The Best of Eloy Vol. 2 – The Prime 1976–1979 is the second of a two-part compilation by the German rock band Eloy, released in 1996. The first part, The Best of Eloy Vol. 1 – The Early Days 1972–1975, was released in 1994.

It compiles songs from the albums Dawn, Ocean and Silent Cries and Mighty Echoes, the later three of the six studio albums Eloy released during the 70s under the EMI Electrola label.

As indicated by the album's title, the 1976–1979 period is considered the prime of Eloy's career. In 1995, a year before the compilation's release, Ocean was certified Gold, with sales that exceed 250,000 units in Germany. It remains the most commercially successful German prog rock album ever.

== Track listing ==
Music by Eloy, lyrics by Jürgen Rosenthal.

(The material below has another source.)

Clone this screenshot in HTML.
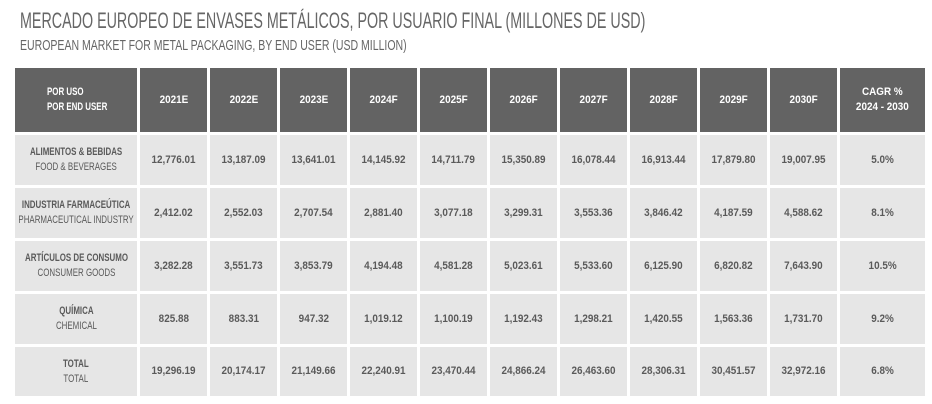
<!DOCTYPE html>
<html><head><meta charset="utf-8"><style>
body{margin:0;width:932px;height:404px;background:#fff;position:relative;overflow:hidden;font-family:"Liberation Sans",sans-serif;color:#5a5a5a}
.t1{position:absolute;left:20px;top:8px;font-size:22px;color:#666;white-space:nowrap;transform:scaleX(0.65);transform-origin:left}
.t2{position:absolute;left:20px;top:38px;font-size:14.5px;color:#666;white-space:nowrap;transform:scaleX(0.726);transform-origin:left}
.c{position:absolute;display:flex;align-items:center;justify-content:center;text-align:center;font-size:11px;font-weight:bold;line-height:15px;white-space:nowrap}
.h{background:#636363;color:#fff}
.d{background:#e6e6e6;color:#5a5a5a}
.c span{display:inline-block;transform:scaleX(0.9)}
.c span.l{transform:scaleX(0.72)}
.n{font-weight:normal}
</style></head><body>
<div class="t1">MERCADO EUROPEO DE ENVASES METÁLICOS, POR USUARIO FINAL (MILLONES DE USD)</div>
<div class="t2">EUROPEAN MARKET FOR METAL PACKAGING, BY END USER (USD MILLION)</div>
<div id="g"></div>
<script>
var xs=[15,140,210,280,350,420,490,560,630,700,770,840],ws=[122,67,67,67,67,67,67,67,67,67,67,85];
var ys=[68,135,188,241,294,347],hs=[64,50,50,50,50,49];
var rows=[
["POR USO<br>POR END USER","2021E","2022E","2023E","2024F","2025F","2026F","2027F","2028F","2029F","2030F","CAGR %<br>2024 - 2030"],
["ALIMENTOS &amp; BEBIDAS<br><b class=n>FOOD &amp; BEVERAGES</b>","12,776.01","13,187.09","13,641.01","14,145.92","14,711.79","15,350.89","16,078.44","16,913.44","17,879.80","19,007.95","5.0%"],
["INDUSTRIA FARMACEÚTICA<br><b class=n>PHARMACEUTICAL INDUSTRY</b>","2,412.02","2,552.03","2,707.54","2,881.40","3,077.18","3,299.31","3,553.36","3,846.42","4,187.59","4,588.62","8.1%"],
["ARTÍCULOS DE CONSUMO<br><b class=n>CONSUMER GOODS</b>","3,282.28","3,551.73","3,853.79","4,194.48","4,581.28","5,023.61","5,533.60","6,125.90","6,820.82","7,643.90","10.5%"],
["QUÍMICA<br><b class=n>CHEMICAL</b>","825.88","883.31","947.32","1,019.12","1,100.19","1,192.43","1,298.21","1,420.55","1,563.36","1,731.70","9.2%"],
["TOTAL<br><b class=n>TOTAL</b>","19,296.19","20,174.17","21,149.66","22,240.91","23,470.44","24,866.24","26,463.60","28,306.31","30,451.57","32,972.16","6.8%"]];
var h="";
rows.forEach(function(r,i){r.forEach(function(v,j){
var st="left:"+xs[j]+"px;top:"+ys[i]+"px;width:"+ws[j]+"px;height:"+hs[i]+"px;";
var inner;
if(i==0&&j==0){st+="justify-content:flex-start;";inner='<span class="l" style="text-align:left;margin-left:32px;transform-origin:left">'+v+'</span>';}
else if(j==0) inner='<span class="l">'+v+'</span>';
else inner='<span>'+v+'</span>';
h+='<div class="c '+(i==0?'h':'d')+'" style="'+st+'">'+inner+'</div>';});});
document.getElementById('g').innerHTML=h;
</script>
</body></html>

| No. | Title | Original Album | Length |
|---|---|---|---|
| 1. | "Awakening" | Dawn | 2:39 |
| 2. | "Between the Times" | Dawn | 6:08 |
| 3. | "The Sun-Song" | Dawn | 4:53 |
| 4. | "The Midnight-Fight / The Victory Of Mental Force" | Dawn | 8:09 |
| 5. | "Decay of Logos" | Ocean | 8:17 |
| 6. | "a) Astral Entrance" "b) Master of Sensation" | Silent Cries and Mighty Echoes | 9:03 |
| 7. | "The Apocalypse" a) "Silent Cries Divide the Night" b) "The Vision-Burning" c) "Force Majeure" | Silent Cries and Mighty Echoes | 14:53 |
| Total length: |  |  | 54:02 |

==Personnel==
See Dawn personnel, Ocean personnel and Silent Cries and Mighty Echoes personnel accordingly.